Restaurants are getting chintzy with everything these days. A girl can't even fill her purse with Splenda without getting the side eye from the management!
Twango, so glad you stopped by. Customers like that ruin it for those of us who might want a little more, and I know you're in a far better position than I to offer the restaurant's POV.
I'm not opposed to monitoring, or moderation. I don't mind having to ask for a little more. I mind having to pay.
Bev, I think the Splenda is okay...but put back those salt and pepper shakers, fake carnation and vase, and the silverware...
$0.25 for a packet of sauce is ridiculous. Without it, I can't choke down your pseudo-meat nuggets, people. If you're going to charge me, I'm going to go to Kroger, buy a bottle of barbecue, and use it at home.
Asshats.
I'm collecting straws. Pretty soon, I'll be able to put them all together and drink a McD's shake without leaving my house.
My uncle's mom used to take ziplocs with her when they went out to eat. There wasn't a salt or pepper shaker that didn't need refilling when she was done. Very embarrassing, but at the same time, she was soooo cute!!!!
We used to steal huge handfuls of straws everywhere we went. The goal was to fill my car trunk with them. Then, at the end of the year, we filled some people's lockers, (and mixed in bells and bouncy balls for fun)....so that when the seniors had their final locker check, our buddies had one heck of a mess!
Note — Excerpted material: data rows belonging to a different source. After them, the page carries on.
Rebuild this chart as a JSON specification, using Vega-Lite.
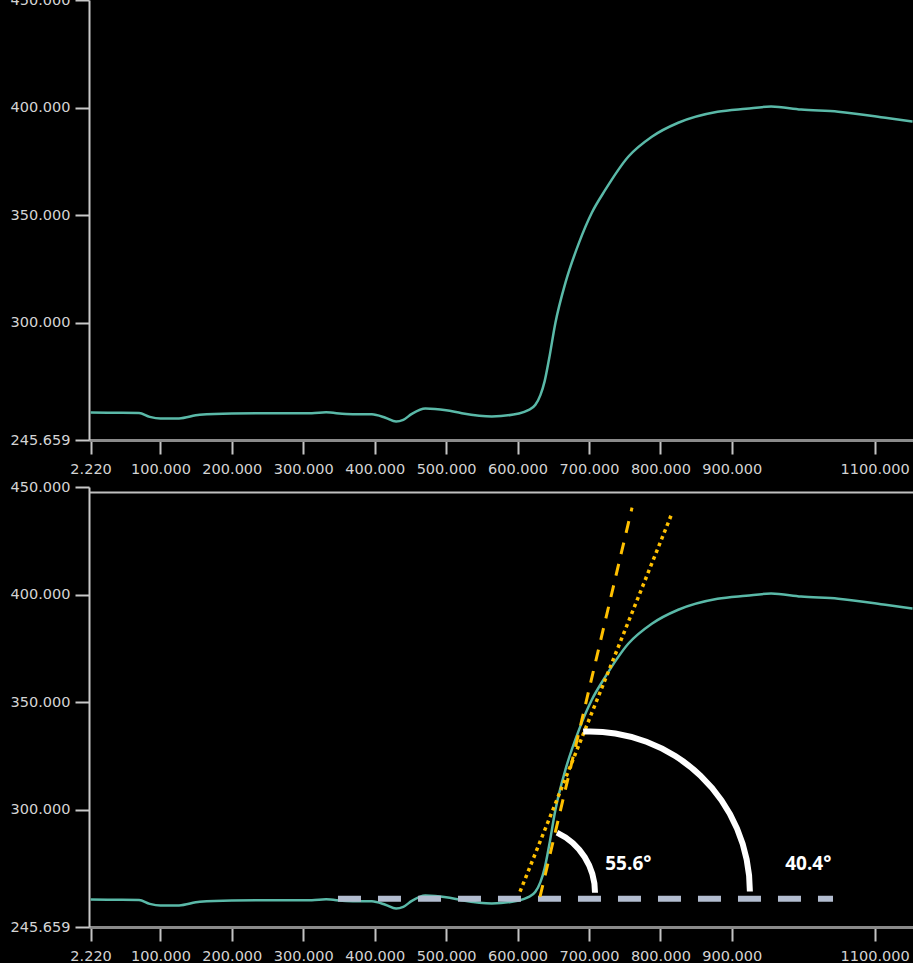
{
  "$schema": "https://vega.github.io/schema/vega-lite/v6.json",
  "background": "#000000",
  "padding": {"left": 5, "top": -8, "right": 0, "bottom": 0},
  "bounds": "flush",
  "spacing": 47,
  "config": {
    "view": {"stroke": null},
    "axisX": {
      "domainColor": "#8a8a8a", "domainWidth": 3,
      "tickColor": "#c4c4c4", "tickWidth": 2, "tickSize": 14,
      "labelColor": "#d4d4d4", "labelFont": "DejaVu Sans", "labelFontSize": 14.5,
      "labelPadding": 8, "labelOverlap": false, "labelFlush": false,
      "grid": false, "title": null, "format": ".3f"
    },
    "axisY": {
      "domainColor": "#c8c8c8", "domainWidth": 2,
      "tickColor": "#c8c8c8", "tickWidth": 2, "tickSize": 14,
      "labelColor": "#d4d4d4", "labelFont": "DejaVu Sans", "labelFontSize": 14.5,
      "labelPadding": 5, "labelOverlap": false, "labelFlush": false,
      "grid": false, "title": null, "format": ".3f", "minExtent": 84
    }
  },
  "datasets": {
    "curve": [
      {"x": 2.22, "y": 258.4}, {"x": 30, "y": 258.3}, {"x": 70, "y": 258.2},
      {"x": 85, "y": 256.4}, {"x": 100, "y": 255.6}, {"x": 126, "y": 255.7},
      {"x": 155, "y": 257.4}, {"x": 200, "y": 258.0}, {"x": 250, "y": 258.1},
      {"x": 312, "y": 258.1}, {"x": 332, "y": 258.5}, {"x": 360, "y": 257.7},
      {"x": 396, "y": 257.6}, {"x": 415, "y": 256.0}, {"x": 430, "y": 254.2},
      {"x": 440, "y": 255.0}, {"x": 452, "y": 257.8}, {"x": 471, "y": 260.3},
      {"x": 500, "y": 259.5}, {"x": 522, "y": 258.1}, {"x": 564, "y": 256.6},
      {"x": 602, "y": 258.0}, {"x": 615, "y": 259.5}, {"x": 625, "y": 262.0},
      {"x": 632, "y": 266.5}, {"x": 638, "y": 273.0}, {"x": 644, "y": 283.0},
      {"x": 653, "y": 300.0}, {"x": 667, "y": 318.6}, {"x": 686, "y": 337.2},
      {"x": 704, "y": 351.2}, {"x": 723, "y": 361.9}, {"x": 755, "y": 377.2},
      {"x": 788, "y": 386.5}, {"x": 825, "y": 393.0}, {"x": 880, "y": 398.1},
      {"x": 920, "y": 399.5}, {"x": 955, "y": 400.5}, {"x": 997, "y": 399.1},
      {"x": 1049, "y": 398.1}, {"x": 1115, "y": 395.3}, {"x": 1153, "y": 393.5}
    ]
  },
  "vconcat": [
    {
      "width": 824,
      "height": 440,
      "data": {"name": "curve"},
      "mark": {"type": "line", "color": "#5ab9a8", "strokeWidth": 2.5, "interpolate": "monotone"},
      "encoding": {
        "x": {"field": "x", "type": "quantitative", "scale": {"domain": [0, 1153.7], "nice": false, "zero": false},
              "axis": {"values": [2.22, 100, 200, 300, 400, 500, 600, 700, 800, 900, 1100]}},
        "y": {"field": "y", "type": "quantitative", "scale": {"domain": [245.659, 450], "nice": false, "zero": false},
              "axis": {"values": [245.659, 300, 350, 400, 450]}}
      }
    },
    {
      "width": 824,
      "height": 440,
      "layer": [
        {
          "data": {"name": "curve"},
          "mark": {"type": "line", "color": "#5ab9a8", "strokeWidth": 2.5, "interpolate": "monotone"},
          "encoding": {
            "x": {"field": "x", "type": "quantitative", "scale": {"domain": [0, 1153.7], "nice": false, "zero": false},
                  "axis": {"values": [2.22, 100, 200, 300, 400, 500, 600, 700, 800, 900, 1100]}},
            "y": {"field": "y", "type": "quantitative", "scale": {"domain": [245.659, 450], "nice": false, "zero": false},
                  "axis": {"values": [245.659, 300, 350, 400, 450]}}
          }
        },
        {
          "data": {"values": [{"sep": 447.4}]},
          "mark": {"type": "rule", "color": "#c0c0c0", "strokeWidth": 2},
          "encoding": {"y": {"field": "sep", "type": "quantitative"}}
        },
        {
          "data": {"values": [{"xs": 348.6, "xe": 1041.7, "level": 258.8}]},
          "mark": {"type": "rule", "color": "#b3bdd0", "strokeWidth": 6, "strokeDash": [23, 17], "strokeCap": "butt"},
          "encoding": {
            "x": {"field": "xs", "type": "quantitative"},
            "x2": {"field": "xe"},
            "y": {"field": "level", "type": "quantitative"}
          }
        },
        {
          "data": {"values": [{"xa": 631.5, "ya": 259.7, "xb": 760.3, "yb": 440.4}]},
          "mark": {"type": "rule", "color": "#ffc000", "strokeWidth": 3, "strokeDash": [12, 10], "strokeCap": "butt"},
          "encoding": {
            "x": {"field": "xa", "type": "quantitative"},
            "y": {"field": "ya", "type": "quantitative"},
            "x2": {"field": "xb"},
            "y2": {"field": "yb"}
          }
        },
        {
          "data": {"values": [{"xa": 603.5, "ya": 262.1, "xb": 814.9, "yb": 436.7}]},
          "mark": {"type": "rule", "color": "#ffc000", "strokeWidth": 3.5, "strokeDash": [3.5, 3.8], "strokeCap": "butt"},
          "encoding": {
            "x": {"field": "xa", "type": "quantitative"},
            "y": {"field": "ya", "type": "quantitative"},
            "x2": {"field": "xb"},
            "y2": {"field": "yb"}
          }
        },
        {
          "data": {"values": [{"cx": 615.5, "cy": 261.6}]},
          "mark": {"type": "arc", "color": "#ffffff", "radius": 69.4, "radius2": 63.4, "theta": 0.4416, "theta2": 1.5708},
          "encoding": {
            "x": {"field": "cx", "type": "quantitative"},
            "y": {"field": "cy", "type": "quantitative"}
          }
        },
        {
          "data": {"values": [{"cx": 701.3, "cy": 262.2}]},
          "mark": {"type": "arc", "color": "#ffffff", "radius": 163, "radius2": 157, "theta": -0.042, "theta2": 1.5708},
          "encoding": {
            "x": {"field": "cx", "type": "quantitative"},
            "y": {"field": "cy", "type": "quantitative"}
          }
        },
        {
          "data": {"values": [{"tx": 755.1, "ty": 275.1, "label": "55.6°"}, {"tx": 1007.1, "ty": 275.1, "label": "40.4°"}]},
          "mark": {"type": "text", "color": "#ffffff", "font": "Open Sans", "fontWeight": "bold", "fontSize": 19, "align": "center", "baseline": "middle"},
          "encoding": {
            "x": {"field": "tx", "type": "quantitative"},
            "y": {"field": "ty", "type": "quantitative"},
            "text": {"field": "label"}
          }
        }
      ]
    }
  ]
}
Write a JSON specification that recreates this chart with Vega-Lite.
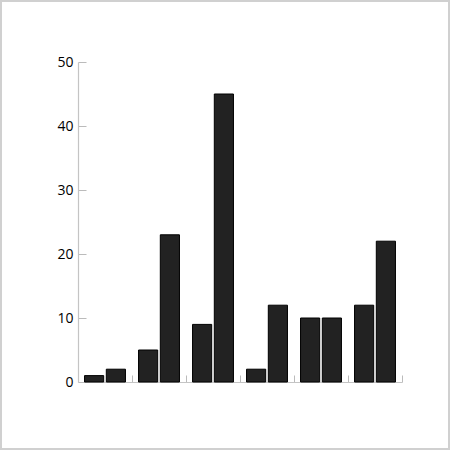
{
  "$schema": "https://vega.github.io/schema/vega-lite/v6.json",
  "width": 448,
  "height": 448,
  "padding": 1,
  "autosize": {"type": "none"},
  "background": "white",
  "data": {
    "values": [
      {"group": "1", "series": "a", "value": 1},
      {"group": "1", "series": "b", "value": 2},
      {"group": "2", "series": "a", "value": 5},
      {"group": "2", "series": "b", "value": 23},
      {"group": "3", "series": "a", "value": 9},
      {"group": "3", "series": "b", "value": 45},
      {"group": "4", "series": "a", "value": 2},
      {"group": "4", "series": "b", "value": 12},
      {"group": "5", "series": "a", "value": 10},
      {"group": "5", "series": "b", "value": 10},
      {"group": "6", "series": "a", "value": 12},
      {"group": "6", "series": "b", "value": 22}
    ]
  },
  "mark": {"type": "bar", "fill": "#222222", "stroke": "#000000", "strokeWidth": 1},
  "encoding": {
    "x": {
      "field": "group",
      "type": "nominal",
      "scale": {"range": [77, 401], "paddingInner": 0, "paddingOuter": 0},
      "axis": {
        "orient": "bottom",
        "offset": -67,
        "domainColor": "#c4c4c4",
        "domainWidth": 1.2,
        "labels": false,
        "title": null,
        "bandPosition": 1,
        "tickSize": -7,
        "tickColor": "#bbbbbb",
        "grid": false
      }
    },
    "xOffset": {
      "field": "series",
      "type": "nominal",
      "scale": {"paddingInner": 0.12, "paddingOuter": 0.3}
    },
    "y": {
      "field": "value",
      "type": "quantitative",
      "scale": {"domain": [0, 50], "range": [381, 61], "nice": false},
      "axis": {
        "values": [0, 10, 20, 30, 40, 50],
        "offset": -77,
        "domainColor": "#c4c4c4",
        "domainWidth": 1.2,
        "grid": false,
        "title": null,
        "tickSize": -8,
        "tickColor": "#bbbbbb",
        "labelPadding": 13,
        "labelFont": "Open Sans",
        "labelFontSize": 14,
        "labelColor": "#000000"
      }
    }
  },
  "config": {
    "view": {"stroke": "#d0d0d0", "strokeWidth": 2}
  }
}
Just stupid small town fun I suppose. :-)
The little buggers. If I'm in the drive-"thru", and I've ordered french fries, would it kill them to give me ketchup with them?
Huh?
Oh, you've got me riled, now...
Pearl
Have you been snooping through the box in my fridge? I think I have every condiment known to man in there. Don't judge me! One day these things will be worth GOLD! You know, after the zombie apocalypse and all.
I hate having to ask for ketchup. Like I don't have enough to do at the drive-thru window: yelling at my kids, changing the radio station, digging exact change out of the bottom of my purse, clearing out the cupholders to make room for the new stuff, etc.
When my grandmother died I filled up an entire large black garbage bag with assorted condiment packs, spork/napkin combos, and wet wipes she had collected over about, I don't know, say 30 years!
Civilization as we know it is coming to an end, I fear.